Article 1, §11, of the Constitution of Indiana reads as follows: “The right of the people to be secure in their persons, houses, papers, and effects, against unreasonable search, or seizure, shall not be violated; and no warrant shall issue, but upon probable cause, supported by oath or affirmation, and particularly describing the place to be searched, and the person or thing to be seized.” (My italics.)

Such article and section, in thus requiring that the warrant particularly describe the place to be searched, refers to the place in the singular, and I am convinced that had the founding fathers intended otherwise they would have so stated.

The Fourth Amendment to the Constitution of the United States reads as follows:

“UNREASONABLE SEARCHES AND SEIZURES. —The right of the people to be secure in their persons, houses, papers, and effects, against unreasonable searches and seizures, shall not be violated, and no warrants shall issue, but upon probable cause, supported by oath or affirmation, and particularly describing the place to be searched, and the persons or things to be seized.” (My italics.)

There again the place to be searched is in the singular.

The appellant has raised the question of the validity of the search warrant alleging that it is illegal because one warrant only was used to describe and search two (2) distinct properties and places.

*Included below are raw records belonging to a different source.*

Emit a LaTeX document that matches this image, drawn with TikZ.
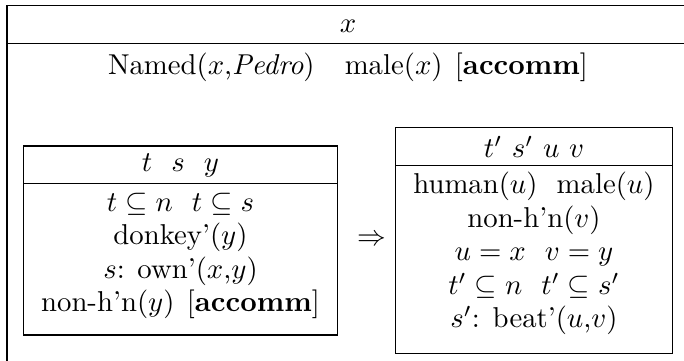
\documentclass[tikz,border=0pt]{standalone}
\usepackage{amsmath,amssymb}
\usepackage{tikz}
\usetikzlibrary{positioning}

\begin{document}
\begin{tikzpicture}[x=0.348pt, y=-0.348pt, font=\normalsize]
\tikzset{cond/.style={anchor=base, inner sep=0pt}, hdr/.style={inner sep=0pt}, rule/.style={line width=0.4pt}}
\useasboundingbox (0,0) rectangle (684,361);
% outer box (cut off right and below)
\draw[rule] (7,370) -- (7,5.5) -- (700,5.5);
\draw[rule] (7,43.5) -- (700,43.5);
\node[hdr] (outhead) at (348,26) {$x$};
\node[cond] (outcond) at (348,74.5) {Named($x$,\textit{Pedro})\hspace{10.5pt}male($x$)\hspace{4.3pt}[\textbf{accomm}]};

% left box
\draw[rule] (23.3,146) rectangle (337.7,335);
\draw[rule] (23.3,183.3) -- (337.7,183.3);
\node[hdr] (lhead) at (180.5,165) {$t\ \ s\ \ y$};
\node[cond] (lone) at (180.5,211.7) {$t \subseteq n\ \ t \subseteq s$};
\node[cond] (ltwo) at (180.5,245) {donkey'($y$)};
\node[cond] (lthree) at (180.5,278.5) {$s$: own'($x$,$y$)};
\node[cond] (lfour) at (180.5,312) {non-h'n($y$)\hspace{4.3pt}[\textbf{accomm}]};

\node[hdr] (impl) at (372,240) {$\Rightarrow$};

% right box
\draw[rule] (395.7,127.7) rectangle (672.7,353.3);
\draw[rule] (395.7,165.7) -- (672.7,165.7);
\node[hdr] (rhead) at (534,147) {$t'\ s'\ u\ v$};
\node[cond] (rone) at (534,193.3) {human($u$)\ \ male($u$)};
\node[cond] (rtwo) at (534,227.5) {non-h'n($v$)};
\node[cond] (rthree) at (534,261) {$u = x\ \ v = y$};
\node[cond] (rfour) at (534,294.5) {$t' \subseteq n\ \ t' \subseteq s'$};
\node[cond] (rfive) at (534,328) {$s'$: beat'($u$,$v$)};
\end{tikzpicture}
\end{document}
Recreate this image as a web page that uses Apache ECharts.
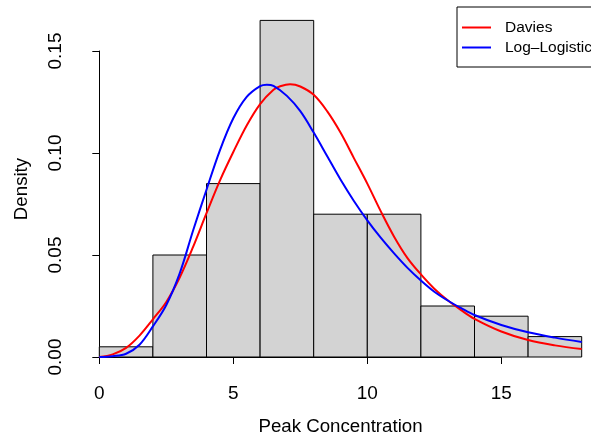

I think this contention is valid. The case of State v. Duane (1905), 100 Me. 447, 62 Atl. 80, cited with approval by this court in Hess v. State (1926), 198 Ind. 1, 5, 151 N. E. 405, and Thompson v. State (1926), 198 Ind. 496, 501, 154 N. E. 278, supports appellant’s position and in the opinion of the writer is a correct exposition of the law as it relates to this case.

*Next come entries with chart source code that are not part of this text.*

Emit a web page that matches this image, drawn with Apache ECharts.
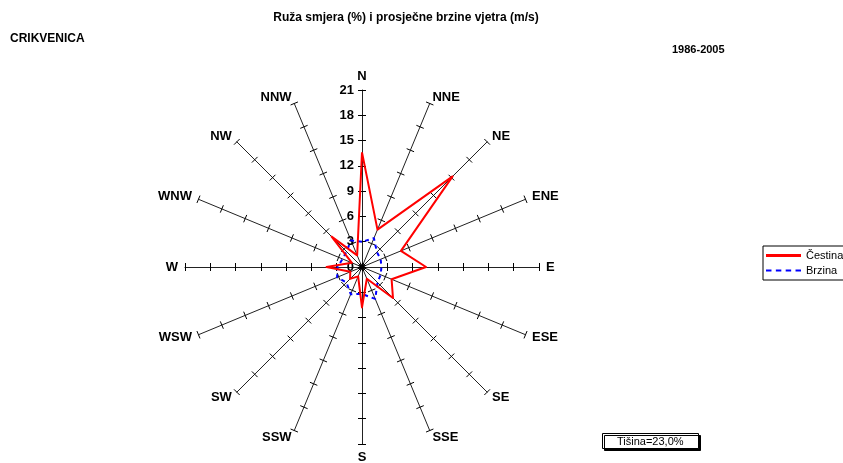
<!DOCTYPE html>
<html><head><meta charset="utf-8">
<script src="https://cdn.jsdelivr.net/npm/echarts@6/dist/echarts.min.js"></script>
<style>html,body{margin:0;padding:0;background:#fff}#c{width:843px;height:463px}</style>
</head><body><div id="c"></div>
<script>
const directions = ['N','NNE','NE','ENE','E','ESE','SE','SSE','S','SSW','SW','WSW','W','WNW','NW','NNW'];
const frequency = [13.6, 4.8, 15.2, 5.0, 7.6, 3.8, 5.2, 1.5, 4.8, 1.2, 2.0, 1.5, 4.2, 1.3, 5.1, 1.5];
const speed = [3.0, 3.7, 2.5, 2.4, 2.3, 2.4, 2.6, 4.1, 3.2, 3.5, 2.6, 3.2, 2.9, 2.5, 2.6, 3.4];
const scaleMin = 0;
const scaleMax = 21;
const scaleSplits = 7;
const seriesNames = ['Čestina', 'Brzina'];
const titleText = 'Ruža smjera (%) i prosječne brzine vjetra (m/s)';
const stationText = 'CRIKVENICA';
const periodText = '1986-2005';
const calmText = 'Tišina=23,0%';

const FONT = "'Liberation Sans', Arial, sans-serif";
// ECharts radar places indicators counter-clockwise; reorder so compass runs clockwise
const order = [0];
for (let i = directions.length - 1; i >= 1; i--) order.push(i);

const radarBase = {
  center: [362, 267], radius: 177, startAngle: 90,
  splitNumber: scaleSplits, shape: 'circle',
  splitLine: {show: false},
  splitArea: {show: false}
};

const chart = echarts.init(document.getElementById('c'), null, {renderer: 'canvas'});
chart.setOption({
  animation: false,
  backgroundColor: '#fff',
  title: [
    {text: titleText, left: 406, top: 12, textAlign: 'center', padding: 0,
     textStyle: {fontFamily: FONT, fontSize: 12, fontWeight: 'bold', color: '#000'}},
    {text: stationText, left: 10, top: 33, padding: 0,
     textStyle: {fontFamily: FONT, fontSize: 12, fontWeight: 'bold', color: '#000'}},
    {text: periodText, left: 672, top: 44, padding: 0,
     textStyle: {fontFamily: FONT, fontSize: 11, fontWeight: 'bold', color: '#000'}},
    {text: calmText, left: 602, top: 433, padding: [3, 15, 2, 15],
     backgroundColor: '#fff', borderColor: '#000', borderWidth: 1,
     shadowColor: '#000', shadowOffsetX: 2, shadowOffsetY: 2, shadowBlur: 0,
     textStyle: {fontFamily: FONT, fontSize: 11, fontWeight: 'normal', color: '#000'}}
  ],
  legend: {
    orient: 'vertical', left: 763, top: 246,
    borderColor: '#000', borderWidth: 1, padding: [4, 6, 4, 3],
    itemGap: 4, itemWidth: 35, itemHeight: 3, selectedMode: false,
    textStyle: {fontFamily: FONT, fontSize: 11, color: '#000'},
    data: [
      {name: seriesNames[0], icon: 'rect', itemStyle: {color: '#ff0000'}},
      {name: seriesNames[1], icon: 'path://M0,0h5v2h-5z M9,0h5v2h-5z M18,0h5v2h-5z M27,0h5v2h-5z', itemStyle: {color: '#0000ff'}}
    ]
  },
  radar: [
    Object.assign({}, radarBase, {
      indicator: order.map((i, k) => ({name: directions[i], min: scaleMin, max: scaleMax,
        axisLabel: {show: k === 0}})),
      nameGap: 7,
      axisName: {color: '#000', fontFamily: FONT, fontWeight: 'bold', fontSize: 13},
      axisLine: {show: true, lineStyle: {color: '#222', width: 1}},
      axisTick: {show: true, length: 4, lineStyle: {color: '#000', width: 1}},
      axisLabel: {show: true, showMinLabel: true, color: '#000', fontFamily: FONT, fontWeight: 'bold', fontSize: 13, margin: 8}
    }),
    Object.assign({}, radarBase, {
      indicator: order.map(i => ({name: '', min: scaleMin, max: scaleMax})),
      axisName: {show: false},
      axisLine: {show: false},
      axisTick: {show: true, length: -4, lineStyle: {color: '#000', width: 1}},
      axisLabel: {show: false}
    })
  ],
  series: [{
    type: 'radar', symbol: 'none', radarIndex: 0,
    data: [
      {name: seriesNames[1], value: order.map(i => speed[i]),
       lineStyle: {color: '#0000ff', width: 2, type: [4, 4]}, itemStyle: {color: '#0000ff'}},
      {name: seriesNames[0], value: order.map(i => frequency[i]),
       lineStyle: {color: '#ff0000', width: 2}, itemStyle: {color: '#ff0000'}}
    ]
  }]
});
</script></body></html>
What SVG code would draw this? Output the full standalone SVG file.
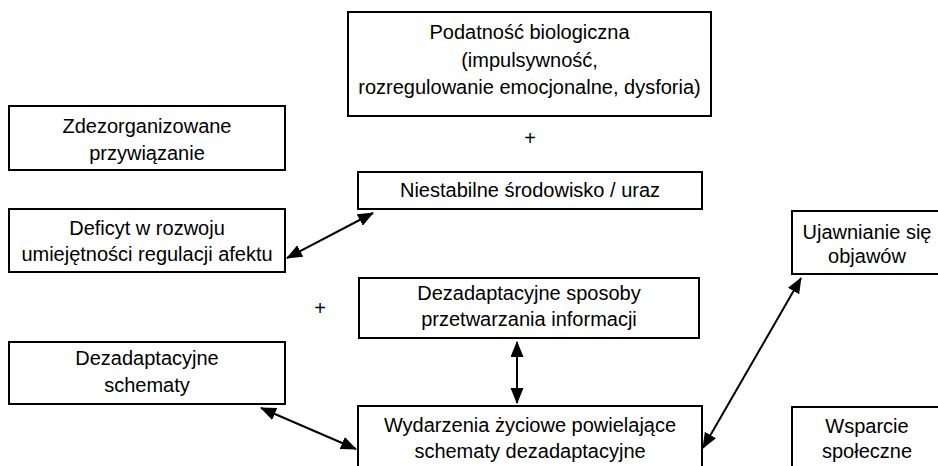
<svg xmlns="http://www.w3.org/2000/svg" width="938" height="466" viewBox="0 0 938 466">
<style>
.box{fill:#fff;stroke:#000;stroke-width:2}
text{font-family:"Liberation Sans",Arial,sans-serif;font-size:20px;fill:#000;text-anchor:middle}
.c{stroke:#000;stroke-width:2;fill:none;marker-start:url(#ah);marker-end:url(#ah)}
</style>
<defs>
<marker id="ah" markerUnits="userSpaceOnUse" markerWidth="16" markerHeight="14" refX="15" refY="6.5" orient="auto-start-reverse">
<path d="M0,0 L16,6.5 L0,13 z" fill="#000"/>
</marker>
</defs>
<rect width="938" height="466" fill="#fff"/>
<g id="n-podatnosc">
<rect class="box" x="348" y="12" width="363" height="104"/>
<text x="529.5" y="39">Podatność biologiczna</text>
<text x="529.5" y="67">(impulsywność,</text>
<text x="529.5" y="94">rozregulowanie emocjonalne, dysforia)</text>
</g>
<g id="n-zdezorganizowane">
<rect class="box" x="9" y="106" width="276" height="64"/>
<text x="147" y="133">Zdezorganizowane</text>
<text x="147" y="160">przywiązanie</text>
</g>
<g id="n-niestabilne">
<rect class="box" x="358" y="172" width="344" height="37"/>
<text x="530" y="197">Niestabilne środowisko / uraz</text>
</g>
<g id="n-deficyt">
<rect class="box" x="9" y="209" width="276" height="63"/>
<text x="147" y="235">Deficyt w rozwoju</text>
<text x="147" y="261">umiejętności regulacji afektu</text>
</g>
<g id="n-sposoby">
<rect class="box" x="359" y="278" width="340" height="60"/>
<text x="529" y="300">Dezadaptacyjne sposoby</text>
<text x="529" y="326">przetwarzania informacji</text>
</g>
<g id="n-schematy">
<rect class="box" x="9" y="342" width="276" height="62"/>
<text x="147" y="365">Dezadaptacyjne</text>
<text x="147" y="392">schematy</text>
</g>
<g id="n-wydarzenia">
<rect class="box" x="358" y="406" width="344" height="70"/>
<text x="530" y="432">Wydarzenia życiowe powielające</text>
<text x="530" y="458">schematy dezadaptacyjne</text>
</g>
<g id="n-ujawnianie">
<rect class="box" x="792" y="211" width="150" height="63"/>
<text x="867" y="239">Ujawnianie się</text>
<text x="867" y="263">objawów</text>
</g>
<g id="n-wsparcie">
<rect class="box" x="792" y="407" width="150" height="70"/>
<text x="867" y="433">Wsparcie</text>
<text x="867" y="458">społeczne</text>
</g>
<g id="plus">
<text x="530" y="145">+</text>
<text x="320" y="315">+</text>
</g>
<g id="connectors">
<line class="c" x1="287" y1="258" x2="373" y2="213"/>
<line class="c" x1="517" y1="342" x2="517" y2="403"/>
<line class="c" x1="703" y1="448" x2="801" y2="278"/>
<line class="c" x1="261" y1="408" x2="356" y2="449"/>
</g>
</svg>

The same rule, as to search of more than one place in the same warrant, has been upheld in other jurisdictions. Myer v. State (1926), 34 Okla. Crim. 421, 246 Pac. 1105; Wiese et al. v. State (1925), 32 Okla. Crim. 203, 240 Pac. 1075; United States v. Innelli et al. (1923), D.C. 286 Fed. 731; State v. Duane, supra (1905), 100 Me. 447, 62 Atl. 80; Larthet v. Forgay et al. (1847), 2 La. Ann. 524; Herrion v. State (1944), 79 Okla. Crim. 48, 150 P. 2d 865; Linthicum v. State (1929), 66 Okla. Crim. 327, 92 P. 2d 381; Siverson v. Olson et al. (1937), 149 Or. 323, 40 P. 2d 65; Cornelius, Search and Seizure, Description in Warrant, §126 et seq., p. 338.

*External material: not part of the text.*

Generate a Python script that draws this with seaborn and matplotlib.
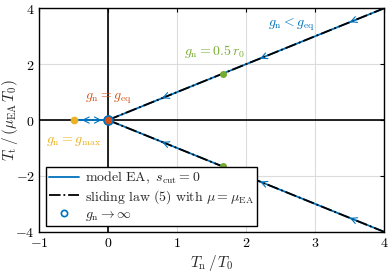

This court has long been dedicated to the rule that Section 11, Article 1, of the Constitution of Indiana must be strictly construed against the State and given a liberal construction for the protection of the people. Idol v. State (1954), 233 Ind. 307, 119 N. E. 2d 428; Dalton v. State (1952), 230 Ind. 626, 105 N. E. 2d 509, 31 A. L. R. 2d 1071; Wallace v. State (1927), 199 Ind. 317, 157 N. E. 657; Flum v. State (1923), 193 Ind. 585, 141 N. E. 353.

The motion to quash the search warrant and to suppress the evidence should have been sustained, and I would reverse the judgment of the trial court.

Bobbitt, J., concurs.

Note.—Reported in 157 N. E. 2d 174. 
      
      . Cooley’s Constitutional Limitations, Yol. 1, p. 612, note 1 gives a very vivid account of the outrageous practices which gave rise to this provision found in the Federal as well as the State constitutions. One of the major complaints which instigated the American Revolution was the writ of assistance which empowered petty officials to search for smuggled goods any time or place at their discretion.